TextEmbeddingsDrift#

class TextEmbeddingsDrift[source]#

Calculate drift between the train and test datasets using a model trained to distinguish between their embeddings.

This check detects drift between the model embeddings of the train and test data. To do so, the check trains a Domain Classifier, which is a model trained to distinguish between the train and test datasets.

For optimizing time and improving the model’s performance, the check uses dimension reduction to reduce the number of embeddings dimensions. The check uses UMAP for dimension reduction by default, but can also use PCA or no dimension reduction at all.

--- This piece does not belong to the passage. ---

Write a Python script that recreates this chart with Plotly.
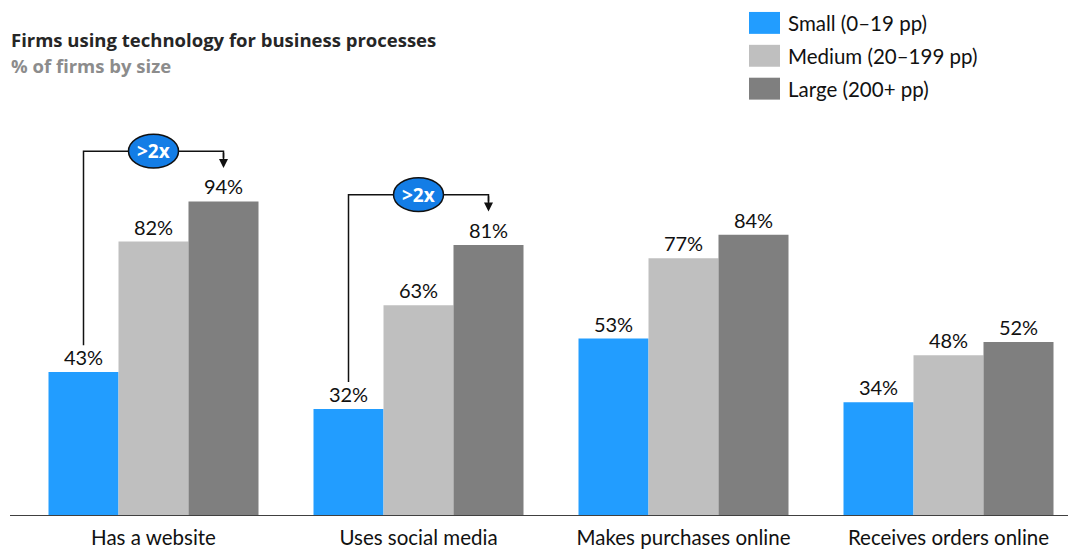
import plotly.graph_objects as go

# Data
categories = ["Has a website", "Uses social media", "Makes purchases online", "Receives orders online"]
series_names = ["Small (0–19 pp)", "Medium (20–199 pp)", "Large (200+ pp)"]
small = [43, 32, 53, 34]
medium = [82, 63, 77, 48]
large = [94, 81, 84, 52]
series_values = [small, medium, large]
series_colors = ["#229DFF", "#BFBFBF", "#7F7F7F"]

title_text = "Firms using technology for business processes"
subtitle_text = "% of firms by size"
callout_text = ">2x"
callout_groups = [0, 1]  # groups where small vs. large more than doubles

W, H = 1068, 549
ML, MR, MT, MB = 10, 0, 0, 31
PW, PH = W - ML - MR, H - MT - MB
PX_PER_CAT = 265.0
PX_PER_PCT = 3.36
X0 = -(153.5 - ML) / PX_PER_CAT
X1 = X0 + PW / PX_PER_CAT
Y1 = PH / PX_PER_PCT

BAR_W = 70 / PX_PER_CAT
FONT = "Lato, sans-serif"
TITLE_FONT = "Open Sans, sans-serif"


def px(xpix):
    return (xpix - ML) / PW


def py(ypix):
    return 1 - (ypix - MT) / PH


fig = go.Figure()
for name, vals, col in zip(series_names, series_values, series_colors):
    fig.add_trace(go.Bar(
        x=categories, y=vals, name=name, marker=dict(color=col, line=dict(width=0)),
        text=[f"{v}%" for v in vals], textposition="outside",
        textfont=dict(size=20, color="#111111", family=FONT),
        cliponaxis=False, showlegend=False,
    ))

shapes = []
annotations = []

# Title block
annotations.append(dict(text=f"<b>{title_text}</b>", xref="paper", yref="paper",
                        x=px(9), y=py(40), xanchor="left", yanchor="middle",
                        showarrow=False, font=dict(size=18.5, color="#262626", family=TITLE_FONT)))
annotations.append(dict(text=f"<b>{subtitle_text}</b>", xref="paper", yref="paper",
                        x=px(9), y=py(66), xanchor="left", yanchor="middle",
                        showarrow=False, font=dict(size=18.5, color="#8C8C8C", family=TITLE_FONT)))

# Legend drawn as swatches + labels
for i, (name, col) in enumerate(zip(series_names, series_colors)):
    top = 12 + i * 33
    shapes.append(dict(type="rect", xref="paper", yref="paper",
                       x0=px(749), x1=px(780), y0=py(top), y1=py(top + 22),
                       fillcolor=col, line=dict(width=0)))
    annotations.append(dict(text=name, xref="paper", yref="paper",
                            x=px(786), y=py(top + 11), xanchor="left", yanchor="middle",
                            showarrow=False, font=dict(size=20.5, color="#111111", family=FONT)))

# ">2x" callouts connecting small and large bars
ell_hw = 25 / PX_PER_CAT
ell_hh = 17 / PX_PER_PCT
for g in callout_groups:
    xs = g - BAR_W
    xl = g + BAR_W
    y_line = large[g] + 15
    y_tip = large[g] + 10
    y_bot = small[g] + 8
    shapes.append(dict(type="path", xref="x", yref="y",
                       path=f"M {xs},{y_bot} L {xs},{y_line} L {xl},{y_line} L {xl},{y_tip + 3}",
                       line=dict(color="#111111", width=1.5)))
    annotations.append(dict(x=xl, y=y_tip, ax=xl, ay=y_line, xref="x", yref="y",
                            axref="x", ayref="y", text="", showarrow=True,
                            arrowhead=2, arrowsize=1.2, arrowwidth=1.5, arrowcolor="#111111"))
    shapes.append(dict(type="circle", xref="x", yref="y",
                       x0=g - ell_hw, x1=g + ell_hw, y0=y_line - ell_hh, y1=y_line + ell_hh,
                       fillcolor="#137DE6", line=dict(color="#111111", width=1.5)))
    annotations.append(dict(text=f"<b>{callout_text}</b>", x=g, y=y_line, xref="x", yref="y",
                            showarrow=False, xanchor="center", yanchor="middle",
                            font=dict(size=19, color="white", family=TITLE_FONT)))

fig.update_layout(
    width=W, height=H, margin=dict(l=ML, r=MR, t=MT, b=MB),
    paper_bgcolor="white", plot_bgcolor="white",
    barmode="group", bargap=1 - 3 * BAR_W, bargroupgap=0,
    shapes=shapes, annotations=annotations,
    font=dict(family=FONT, color="#111111"),
    xaxis=dict(range=[X0, X1], showgrid=False, zeroline=False, showline=False,
               ticks="", ticklabelstandoff=7,
               tickfont=dict(size=20.5, color="#111111", family=FONT)),
    yaxis=dict(range=[0, Y1], visible=False, showgrid=False, zeroline=False),
)
# Baseline
fig.add_shape(type="line", xref="paper", yref="y", x0=0, x1=1, y0=0, y1=0,
              line=dict(color="#404040", width=2))

fig.write_html("out.html")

For more information about embeddings in deepchecks, see Text Embeddings Guide.

Parameters
sample_sizeint , default: 10_000

Max number of rows to use from each dataset for the training and evaluation of the domain classifier.

random_stateint , default: 42

Random seed for the check.

test_sizefloat , default: 0.3

Fraction of the combined datasets to use for the evaluation of the domain classifier

dimension_reduction_methodstr , default: ‘auto’

Dimension reduction method to use for the check. Dimension reduction is used to reduce the number of embeddings dimensions in order for the domain classifier to train more efficiently on the data. The 2 supported methods are PCA and UMAP. While UMAP yields better results (especially visually), it is much slower than PCA. Supported values: - ‘auto’ (default): Automatically choose the best method for the data. Uses UMAP if with_display is True, otherwise uses PCA for a faster calculation. Doesn’t use dimension reduction at all if the number of embeddings dimensions is less than 30. - ‘pca’: Use PCA for dimension reduction. - ‘umap’: Use UMAP for dimension reduction. - ‘none’: Don’t use dimension reduction.

num_samples_in_displayint , default: 500

Number of samples to display in the check display scatter plot.

__init__(sample_size: int = 10000, random_state: int = 42, test_size: float = 0.3, dimension_reduction_method: str = 'auto', num_samples_in_display: int = 500, **kwargs)[source]#
__new__(*args, **kwargs)#

Methods

TextEmbeddingsDrift.add_condition(name, ...)

Add new condition function to the check.

TextEmbeddingsDrift.add_condition_overall_drift_value_less_than([...])

Add condition.

TextEmbeddingsDrift.clean_conditions()

Remove all conditions from this check instance.

TextEmbeddingsDrift.conditions_decision(result)

Run conditions on given result.

TextEmbeddingsDrift.config([...])

Return check configuration (conditions' configuration not yet supported).

TextEmbeddingsDrift.from_config(conf[, ...])

Return check object from a CheckConfig object.

TextEmbeddingsDrift.from_json(conf[, ...])

Deserialize check instance from JSON string.

TextEmbeddingsDrift.metadata([with_doc_link])

Return check metadata.

TextEmbeddingsDrift.name()

Name of class in split camel case.

TextEmbeddingsDrift.params([show_defaults])

Return parameters to show when printing the check.

TextEmbeddingsDrift.remove_condition(index)

Remove given condition by index.

TextEmbeddingsDrift.run(train_dataset, ...)

Run check.

TextEmbeddingsDrift.run_logic(context)

Run check.

TextEmbeddingsDrift.to_json([indent, ...])

Serialize check instance to JSON string.